:: Rows ::

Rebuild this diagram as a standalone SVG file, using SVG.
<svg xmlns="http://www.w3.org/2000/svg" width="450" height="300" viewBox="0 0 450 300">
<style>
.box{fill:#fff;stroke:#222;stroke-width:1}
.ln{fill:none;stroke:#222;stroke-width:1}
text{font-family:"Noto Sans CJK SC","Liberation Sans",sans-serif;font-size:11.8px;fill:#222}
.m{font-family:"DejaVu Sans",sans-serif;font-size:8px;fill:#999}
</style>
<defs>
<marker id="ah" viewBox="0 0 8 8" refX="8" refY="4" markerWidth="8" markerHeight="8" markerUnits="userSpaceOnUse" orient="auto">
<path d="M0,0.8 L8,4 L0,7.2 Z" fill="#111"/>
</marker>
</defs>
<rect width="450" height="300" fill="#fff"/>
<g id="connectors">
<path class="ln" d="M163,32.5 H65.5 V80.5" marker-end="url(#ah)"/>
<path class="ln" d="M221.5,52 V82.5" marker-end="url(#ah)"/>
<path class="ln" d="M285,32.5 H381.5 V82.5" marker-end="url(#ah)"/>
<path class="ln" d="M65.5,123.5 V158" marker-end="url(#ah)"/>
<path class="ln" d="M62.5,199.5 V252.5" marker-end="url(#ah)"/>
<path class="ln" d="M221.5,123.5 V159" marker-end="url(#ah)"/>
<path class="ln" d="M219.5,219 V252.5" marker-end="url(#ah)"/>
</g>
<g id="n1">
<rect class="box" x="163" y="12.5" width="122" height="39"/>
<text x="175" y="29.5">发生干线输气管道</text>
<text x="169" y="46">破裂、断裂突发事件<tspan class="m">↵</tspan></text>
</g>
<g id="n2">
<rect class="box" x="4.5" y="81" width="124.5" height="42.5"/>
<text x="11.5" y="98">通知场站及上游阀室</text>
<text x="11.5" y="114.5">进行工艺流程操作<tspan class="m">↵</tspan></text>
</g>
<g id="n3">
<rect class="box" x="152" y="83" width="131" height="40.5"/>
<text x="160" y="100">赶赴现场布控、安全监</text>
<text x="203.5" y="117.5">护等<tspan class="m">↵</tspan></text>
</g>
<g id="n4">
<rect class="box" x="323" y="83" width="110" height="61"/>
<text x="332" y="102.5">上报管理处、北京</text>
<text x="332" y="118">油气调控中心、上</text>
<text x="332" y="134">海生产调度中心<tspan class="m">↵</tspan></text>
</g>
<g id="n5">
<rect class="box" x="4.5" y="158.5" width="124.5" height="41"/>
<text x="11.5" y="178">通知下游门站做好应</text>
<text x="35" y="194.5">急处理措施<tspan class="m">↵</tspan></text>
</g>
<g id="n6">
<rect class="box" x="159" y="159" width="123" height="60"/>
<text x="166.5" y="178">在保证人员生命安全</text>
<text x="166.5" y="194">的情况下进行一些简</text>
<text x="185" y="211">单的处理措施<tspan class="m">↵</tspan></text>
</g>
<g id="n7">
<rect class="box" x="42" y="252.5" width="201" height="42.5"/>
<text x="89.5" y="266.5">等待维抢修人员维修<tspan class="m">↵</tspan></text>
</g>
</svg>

:::
:: Rows ::

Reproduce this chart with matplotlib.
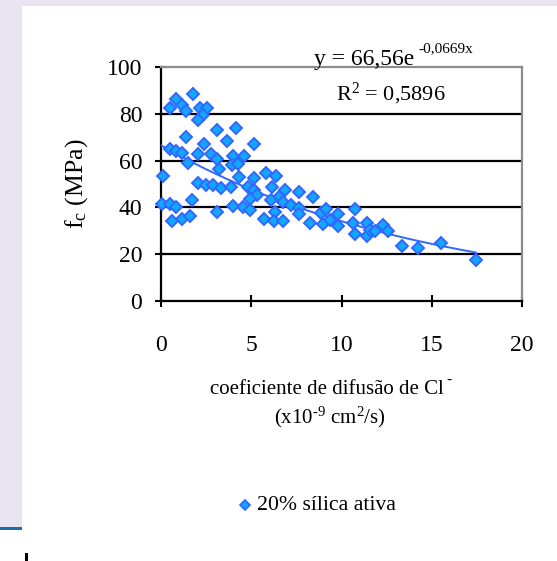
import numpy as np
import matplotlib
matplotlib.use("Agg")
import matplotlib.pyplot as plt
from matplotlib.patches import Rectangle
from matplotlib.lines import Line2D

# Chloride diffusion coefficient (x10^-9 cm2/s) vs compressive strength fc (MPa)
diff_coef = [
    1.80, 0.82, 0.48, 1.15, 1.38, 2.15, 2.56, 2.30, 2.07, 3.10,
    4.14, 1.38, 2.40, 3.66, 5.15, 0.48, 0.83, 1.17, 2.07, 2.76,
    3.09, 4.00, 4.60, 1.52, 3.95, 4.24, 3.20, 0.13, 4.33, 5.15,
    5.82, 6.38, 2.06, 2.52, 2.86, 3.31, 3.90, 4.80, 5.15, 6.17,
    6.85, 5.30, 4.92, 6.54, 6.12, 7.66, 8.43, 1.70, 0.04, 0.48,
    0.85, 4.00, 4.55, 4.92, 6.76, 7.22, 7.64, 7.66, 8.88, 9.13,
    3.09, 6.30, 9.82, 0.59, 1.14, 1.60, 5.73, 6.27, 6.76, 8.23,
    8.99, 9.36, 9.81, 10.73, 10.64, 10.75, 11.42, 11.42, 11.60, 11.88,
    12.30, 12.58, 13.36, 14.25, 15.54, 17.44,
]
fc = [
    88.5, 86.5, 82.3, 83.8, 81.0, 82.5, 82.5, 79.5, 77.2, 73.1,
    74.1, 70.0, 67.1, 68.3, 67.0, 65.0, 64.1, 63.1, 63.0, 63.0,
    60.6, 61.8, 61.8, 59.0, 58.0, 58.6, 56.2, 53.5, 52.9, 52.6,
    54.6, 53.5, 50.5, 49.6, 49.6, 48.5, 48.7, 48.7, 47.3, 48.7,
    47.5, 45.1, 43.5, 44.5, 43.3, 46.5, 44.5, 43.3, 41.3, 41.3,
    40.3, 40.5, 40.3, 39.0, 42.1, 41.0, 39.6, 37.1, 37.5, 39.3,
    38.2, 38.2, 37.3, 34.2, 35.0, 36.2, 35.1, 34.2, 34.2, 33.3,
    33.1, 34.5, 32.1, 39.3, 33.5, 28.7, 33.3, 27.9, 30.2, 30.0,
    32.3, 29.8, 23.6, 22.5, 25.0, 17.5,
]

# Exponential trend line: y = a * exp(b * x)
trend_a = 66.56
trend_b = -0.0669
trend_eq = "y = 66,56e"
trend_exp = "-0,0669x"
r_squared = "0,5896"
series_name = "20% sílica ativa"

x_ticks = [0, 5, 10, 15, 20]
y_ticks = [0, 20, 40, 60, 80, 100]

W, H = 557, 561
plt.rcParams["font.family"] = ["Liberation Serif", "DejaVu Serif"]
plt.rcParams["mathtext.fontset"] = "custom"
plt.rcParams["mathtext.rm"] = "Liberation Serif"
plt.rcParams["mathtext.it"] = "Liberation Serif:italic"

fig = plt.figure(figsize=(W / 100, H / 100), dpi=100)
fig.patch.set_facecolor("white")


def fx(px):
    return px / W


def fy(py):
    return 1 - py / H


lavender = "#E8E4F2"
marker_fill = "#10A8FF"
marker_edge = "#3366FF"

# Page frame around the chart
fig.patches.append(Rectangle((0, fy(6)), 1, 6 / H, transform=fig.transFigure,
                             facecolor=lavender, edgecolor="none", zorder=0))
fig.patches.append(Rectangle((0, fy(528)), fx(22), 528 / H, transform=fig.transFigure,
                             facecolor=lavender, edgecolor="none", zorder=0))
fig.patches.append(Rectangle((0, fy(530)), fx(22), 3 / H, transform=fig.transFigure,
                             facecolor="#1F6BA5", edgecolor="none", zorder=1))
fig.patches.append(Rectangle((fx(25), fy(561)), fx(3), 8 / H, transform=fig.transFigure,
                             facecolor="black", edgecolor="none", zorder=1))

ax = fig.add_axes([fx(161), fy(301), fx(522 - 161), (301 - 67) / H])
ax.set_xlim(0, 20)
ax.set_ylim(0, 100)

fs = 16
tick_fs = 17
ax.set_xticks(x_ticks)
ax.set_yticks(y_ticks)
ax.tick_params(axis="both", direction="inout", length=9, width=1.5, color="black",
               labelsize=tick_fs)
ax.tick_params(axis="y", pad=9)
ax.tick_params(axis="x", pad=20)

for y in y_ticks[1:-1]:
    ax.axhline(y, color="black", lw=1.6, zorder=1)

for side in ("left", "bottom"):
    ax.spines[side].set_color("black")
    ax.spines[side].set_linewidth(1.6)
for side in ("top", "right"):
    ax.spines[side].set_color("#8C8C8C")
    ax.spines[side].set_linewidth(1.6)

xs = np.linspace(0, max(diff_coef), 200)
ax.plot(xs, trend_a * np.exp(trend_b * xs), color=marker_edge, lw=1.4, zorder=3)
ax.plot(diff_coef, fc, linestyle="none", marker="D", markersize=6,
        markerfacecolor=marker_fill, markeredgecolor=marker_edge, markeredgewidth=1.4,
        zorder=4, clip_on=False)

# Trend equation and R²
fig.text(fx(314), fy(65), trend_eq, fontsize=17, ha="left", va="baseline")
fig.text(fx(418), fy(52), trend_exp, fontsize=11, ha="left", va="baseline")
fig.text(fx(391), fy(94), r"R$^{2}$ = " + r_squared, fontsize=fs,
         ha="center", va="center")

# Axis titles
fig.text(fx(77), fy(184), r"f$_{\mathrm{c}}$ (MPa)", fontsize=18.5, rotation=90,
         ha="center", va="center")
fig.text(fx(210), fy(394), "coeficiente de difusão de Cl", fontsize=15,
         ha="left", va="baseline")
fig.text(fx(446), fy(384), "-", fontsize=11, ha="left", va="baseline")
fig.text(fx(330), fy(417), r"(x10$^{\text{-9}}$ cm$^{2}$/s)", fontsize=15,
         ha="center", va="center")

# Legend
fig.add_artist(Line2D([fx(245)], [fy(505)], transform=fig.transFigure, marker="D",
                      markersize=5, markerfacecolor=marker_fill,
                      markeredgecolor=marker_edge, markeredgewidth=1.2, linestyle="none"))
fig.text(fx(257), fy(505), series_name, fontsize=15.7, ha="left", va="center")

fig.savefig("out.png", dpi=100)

:::
:: Rows ::

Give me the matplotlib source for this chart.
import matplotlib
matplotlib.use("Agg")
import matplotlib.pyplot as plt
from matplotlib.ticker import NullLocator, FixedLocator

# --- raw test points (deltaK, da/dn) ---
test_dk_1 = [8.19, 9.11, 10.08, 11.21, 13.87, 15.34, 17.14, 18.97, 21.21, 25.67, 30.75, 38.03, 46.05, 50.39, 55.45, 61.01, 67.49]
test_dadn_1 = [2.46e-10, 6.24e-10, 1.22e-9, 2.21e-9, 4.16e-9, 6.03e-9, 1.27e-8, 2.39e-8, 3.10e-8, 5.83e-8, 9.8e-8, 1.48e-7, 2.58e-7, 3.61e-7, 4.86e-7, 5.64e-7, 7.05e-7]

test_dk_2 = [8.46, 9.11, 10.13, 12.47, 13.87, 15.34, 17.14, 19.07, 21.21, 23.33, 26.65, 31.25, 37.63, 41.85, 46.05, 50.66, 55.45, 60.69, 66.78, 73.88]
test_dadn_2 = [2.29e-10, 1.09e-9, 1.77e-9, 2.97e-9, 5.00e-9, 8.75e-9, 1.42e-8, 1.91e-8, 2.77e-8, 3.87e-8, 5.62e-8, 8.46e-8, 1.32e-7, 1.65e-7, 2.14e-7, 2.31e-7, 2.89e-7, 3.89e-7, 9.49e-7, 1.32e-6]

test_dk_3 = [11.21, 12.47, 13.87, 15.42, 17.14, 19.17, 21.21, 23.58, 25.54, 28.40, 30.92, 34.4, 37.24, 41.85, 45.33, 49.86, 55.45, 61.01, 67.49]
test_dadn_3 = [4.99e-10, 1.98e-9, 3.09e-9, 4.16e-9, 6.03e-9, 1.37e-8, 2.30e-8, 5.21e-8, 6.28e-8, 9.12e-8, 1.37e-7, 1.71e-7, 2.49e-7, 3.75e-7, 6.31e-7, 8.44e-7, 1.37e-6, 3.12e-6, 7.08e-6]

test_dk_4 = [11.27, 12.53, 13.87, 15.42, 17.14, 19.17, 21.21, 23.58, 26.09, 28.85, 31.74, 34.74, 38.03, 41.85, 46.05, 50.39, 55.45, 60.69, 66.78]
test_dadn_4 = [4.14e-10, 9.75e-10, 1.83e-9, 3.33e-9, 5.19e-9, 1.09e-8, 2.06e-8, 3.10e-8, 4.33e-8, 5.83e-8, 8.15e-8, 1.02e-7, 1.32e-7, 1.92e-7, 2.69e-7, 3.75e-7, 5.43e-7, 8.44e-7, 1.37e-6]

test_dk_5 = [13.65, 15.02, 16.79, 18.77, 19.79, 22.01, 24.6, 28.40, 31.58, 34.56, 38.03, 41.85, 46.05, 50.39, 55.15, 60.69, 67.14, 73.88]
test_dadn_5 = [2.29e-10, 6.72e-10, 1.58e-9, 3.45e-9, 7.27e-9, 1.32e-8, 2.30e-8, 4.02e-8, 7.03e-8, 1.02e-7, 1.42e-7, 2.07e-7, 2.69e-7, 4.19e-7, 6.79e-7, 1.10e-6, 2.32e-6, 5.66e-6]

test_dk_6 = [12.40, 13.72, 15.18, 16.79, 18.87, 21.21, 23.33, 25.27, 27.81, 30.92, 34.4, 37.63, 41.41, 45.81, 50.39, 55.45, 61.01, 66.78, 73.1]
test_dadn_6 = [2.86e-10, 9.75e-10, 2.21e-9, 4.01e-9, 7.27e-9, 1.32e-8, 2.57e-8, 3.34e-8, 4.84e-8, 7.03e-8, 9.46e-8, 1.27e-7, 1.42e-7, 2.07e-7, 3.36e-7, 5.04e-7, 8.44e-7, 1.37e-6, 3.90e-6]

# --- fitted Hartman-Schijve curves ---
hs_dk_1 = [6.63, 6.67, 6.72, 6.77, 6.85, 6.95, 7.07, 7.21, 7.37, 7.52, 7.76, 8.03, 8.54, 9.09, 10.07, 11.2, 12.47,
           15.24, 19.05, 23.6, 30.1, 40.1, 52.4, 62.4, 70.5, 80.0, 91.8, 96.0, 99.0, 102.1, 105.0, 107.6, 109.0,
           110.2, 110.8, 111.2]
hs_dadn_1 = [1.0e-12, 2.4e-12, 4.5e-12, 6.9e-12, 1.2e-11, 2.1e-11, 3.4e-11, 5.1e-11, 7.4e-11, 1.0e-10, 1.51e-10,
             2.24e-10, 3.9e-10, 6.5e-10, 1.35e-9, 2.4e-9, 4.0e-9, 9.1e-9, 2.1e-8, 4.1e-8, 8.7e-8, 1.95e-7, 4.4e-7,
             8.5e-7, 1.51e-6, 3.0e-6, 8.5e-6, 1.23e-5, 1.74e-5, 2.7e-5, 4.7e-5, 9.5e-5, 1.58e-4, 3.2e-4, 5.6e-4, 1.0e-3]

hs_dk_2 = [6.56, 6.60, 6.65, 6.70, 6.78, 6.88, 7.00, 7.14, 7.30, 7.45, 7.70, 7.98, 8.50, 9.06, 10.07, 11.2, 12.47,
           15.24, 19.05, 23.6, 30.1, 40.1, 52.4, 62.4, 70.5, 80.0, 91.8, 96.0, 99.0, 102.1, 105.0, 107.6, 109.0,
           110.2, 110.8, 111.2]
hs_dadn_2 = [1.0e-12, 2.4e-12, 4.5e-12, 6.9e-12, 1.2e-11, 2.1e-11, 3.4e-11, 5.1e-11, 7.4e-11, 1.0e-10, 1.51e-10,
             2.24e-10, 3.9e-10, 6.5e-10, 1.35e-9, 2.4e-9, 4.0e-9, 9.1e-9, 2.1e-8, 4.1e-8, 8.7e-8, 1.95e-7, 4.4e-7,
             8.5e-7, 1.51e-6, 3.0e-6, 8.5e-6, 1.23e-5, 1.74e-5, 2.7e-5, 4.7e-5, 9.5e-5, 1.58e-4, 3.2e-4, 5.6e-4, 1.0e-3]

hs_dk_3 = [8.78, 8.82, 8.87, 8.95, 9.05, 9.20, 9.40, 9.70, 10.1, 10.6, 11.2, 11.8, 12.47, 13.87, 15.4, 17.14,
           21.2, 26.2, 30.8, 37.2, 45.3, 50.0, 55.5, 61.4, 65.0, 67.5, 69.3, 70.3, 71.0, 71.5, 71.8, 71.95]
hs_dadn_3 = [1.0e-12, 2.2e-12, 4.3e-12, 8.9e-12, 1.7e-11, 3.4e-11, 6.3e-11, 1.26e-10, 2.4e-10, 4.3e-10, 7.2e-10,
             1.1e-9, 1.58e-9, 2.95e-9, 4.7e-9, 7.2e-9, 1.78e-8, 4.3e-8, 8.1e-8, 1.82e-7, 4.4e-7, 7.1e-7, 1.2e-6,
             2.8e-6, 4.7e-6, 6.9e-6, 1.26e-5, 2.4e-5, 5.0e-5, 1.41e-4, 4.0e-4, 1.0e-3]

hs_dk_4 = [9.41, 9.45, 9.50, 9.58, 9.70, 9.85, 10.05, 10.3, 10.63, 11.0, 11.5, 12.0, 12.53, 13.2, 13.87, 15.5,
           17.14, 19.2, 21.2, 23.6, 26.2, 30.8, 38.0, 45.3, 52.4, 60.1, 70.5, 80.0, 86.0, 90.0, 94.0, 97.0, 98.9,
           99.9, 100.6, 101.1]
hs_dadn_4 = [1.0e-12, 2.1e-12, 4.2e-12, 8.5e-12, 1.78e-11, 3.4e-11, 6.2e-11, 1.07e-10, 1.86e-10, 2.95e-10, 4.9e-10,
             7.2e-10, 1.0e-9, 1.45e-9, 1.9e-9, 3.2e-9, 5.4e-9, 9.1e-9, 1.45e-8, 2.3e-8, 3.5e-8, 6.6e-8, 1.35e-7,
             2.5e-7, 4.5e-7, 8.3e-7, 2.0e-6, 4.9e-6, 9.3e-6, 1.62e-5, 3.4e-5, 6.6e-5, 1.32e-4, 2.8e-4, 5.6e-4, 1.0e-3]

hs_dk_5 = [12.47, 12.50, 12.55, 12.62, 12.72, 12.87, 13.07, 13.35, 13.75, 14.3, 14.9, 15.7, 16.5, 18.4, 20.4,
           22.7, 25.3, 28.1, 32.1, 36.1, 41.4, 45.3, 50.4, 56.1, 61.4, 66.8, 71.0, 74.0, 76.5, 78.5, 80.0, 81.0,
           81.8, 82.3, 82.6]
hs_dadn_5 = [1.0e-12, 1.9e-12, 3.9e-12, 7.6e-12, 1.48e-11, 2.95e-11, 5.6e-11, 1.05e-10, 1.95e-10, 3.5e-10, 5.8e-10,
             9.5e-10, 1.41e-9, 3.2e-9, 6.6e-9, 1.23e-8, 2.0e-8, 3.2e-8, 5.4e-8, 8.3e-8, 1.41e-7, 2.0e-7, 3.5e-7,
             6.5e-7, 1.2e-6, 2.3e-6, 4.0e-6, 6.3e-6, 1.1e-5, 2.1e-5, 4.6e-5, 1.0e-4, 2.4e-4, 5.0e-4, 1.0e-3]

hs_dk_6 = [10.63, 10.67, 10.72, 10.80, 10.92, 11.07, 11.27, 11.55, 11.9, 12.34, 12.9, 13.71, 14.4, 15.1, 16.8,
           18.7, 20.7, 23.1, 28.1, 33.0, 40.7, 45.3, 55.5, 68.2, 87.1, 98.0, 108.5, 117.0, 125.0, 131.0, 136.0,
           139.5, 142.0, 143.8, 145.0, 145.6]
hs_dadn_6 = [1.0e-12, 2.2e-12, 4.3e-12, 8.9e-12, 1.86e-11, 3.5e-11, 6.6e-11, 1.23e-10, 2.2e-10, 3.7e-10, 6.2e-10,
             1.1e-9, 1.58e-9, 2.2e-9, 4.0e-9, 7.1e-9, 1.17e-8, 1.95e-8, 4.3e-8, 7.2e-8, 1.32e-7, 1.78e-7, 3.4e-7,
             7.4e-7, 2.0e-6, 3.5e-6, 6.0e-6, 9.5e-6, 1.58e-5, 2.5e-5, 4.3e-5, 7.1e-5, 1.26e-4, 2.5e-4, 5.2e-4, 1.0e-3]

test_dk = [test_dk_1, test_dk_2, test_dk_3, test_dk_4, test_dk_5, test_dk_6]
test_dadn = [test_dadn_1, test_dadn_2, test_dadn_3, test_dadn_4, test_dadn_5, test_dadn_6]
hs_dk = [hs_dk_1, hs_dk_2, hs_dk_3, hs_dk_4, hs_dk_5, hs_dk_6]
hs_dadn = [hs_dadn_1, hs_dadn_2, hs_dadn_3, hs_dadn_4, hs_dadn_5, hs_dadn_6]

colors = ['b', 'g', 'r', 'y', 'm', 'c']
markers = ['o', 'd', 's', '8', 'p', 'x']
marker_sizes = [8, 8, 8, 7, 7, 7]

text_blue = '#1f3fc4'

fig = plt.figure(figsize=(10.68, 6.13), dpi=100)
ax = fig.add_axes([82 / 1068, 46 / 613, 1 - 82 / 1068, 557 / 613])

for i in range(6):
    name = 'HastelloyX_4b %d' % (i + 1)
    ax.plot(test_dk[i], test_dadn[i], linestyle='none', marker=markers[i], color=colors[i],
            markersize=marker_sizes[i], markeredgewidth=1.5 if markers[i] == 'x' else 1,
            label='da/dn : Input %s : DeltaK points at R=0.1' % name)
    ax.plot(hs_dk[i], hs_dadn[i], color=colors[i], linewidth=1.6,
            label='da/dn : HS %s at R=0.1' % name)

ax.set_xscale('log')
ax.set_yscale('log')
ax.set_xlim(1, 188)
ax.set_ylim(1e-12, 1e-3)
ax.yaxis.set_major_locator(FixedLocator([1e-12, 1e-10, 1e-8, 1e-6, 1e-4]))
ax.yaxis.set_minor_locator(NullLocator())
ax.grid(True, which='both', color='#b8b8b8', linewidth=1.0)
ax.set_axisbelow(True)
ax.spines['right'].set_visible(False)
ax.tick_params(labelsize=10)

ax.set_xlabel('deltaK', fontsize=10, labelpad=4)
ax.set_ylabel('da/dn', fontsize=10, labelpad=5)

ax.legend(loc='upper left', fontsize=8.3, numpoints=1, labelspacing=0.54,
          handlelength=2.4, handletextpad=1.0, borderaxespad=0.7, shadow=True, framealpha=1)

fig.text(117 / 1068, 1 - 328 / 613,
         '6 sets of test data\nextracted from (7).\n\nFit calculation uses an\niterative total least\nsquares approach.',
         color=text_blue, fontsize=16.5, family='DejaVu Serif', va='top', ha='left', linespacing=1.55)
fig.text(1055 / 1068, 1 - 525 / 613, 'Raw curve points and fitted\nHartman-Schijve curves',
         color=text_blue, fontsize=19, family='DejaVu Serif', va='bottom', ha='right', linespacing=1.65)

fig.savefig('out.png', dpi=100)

:::

Given task: Everything from the line with "Give me the matplotlib source for this chart." through the line with "3.89e-7, 9.49e-7, 1.32e-6]" is to be output exactly; leave out all other lines.

Finished answer:
Give me the matplotlib source for this chart.
import matplotlib
matplotlib.use("Agg")
import matplotlib.pyplot as plt
from matplotlib.ticker import NullLocator, FixedLocator

# --- raw test points (deltaK, da/dn) ---
test_dk_1 = [8.19, 9.11, 10.08, 11.21, 13.87, 15.34, 17.14, 18.97, 21.21, 25.67, 30.75, 38.03, 46.05, 50.39, 55.45, 61.01, 67.49]
test_dadn_1 = [2.46e-10, 6.24e-10, 1.22e-9, 2.21e-9, 4.16e-9, 6.03e-9, 1.27e-8, 2.39e-8, 3.10e-8, 5.83e-8, 9.8e-8, 1.48e-7, 2.58e-7, 3.61e-7, 4.86e-7, 5.64e-7, 7.05e-7]

test_dk_2 = [8.46, 9.11, 10.13, 12.47, 13.87, 15.34, 17.14, 19.07, 21.21, 23.33, 26.65, 31.25, 37.63, 41.85, 46.05, 50.66, 55.45, 60.69, 66.78, 73.88]
test_dadn_2 = [2.29e-10, 1.09e-9, 1.77e-9, 2.97e-9, 5.00e-9, 8.75e-9, 1.42e-8, 1.91e-8, 2.77e-8, 3.87e-8, 5.62e-8, 8.46e-8, 1.32e-7, 1.65e-7, 2.14e-7, 2.31e-7, 2.89e-7, 3.89e-7, 9.49e-7, 1.32e-6]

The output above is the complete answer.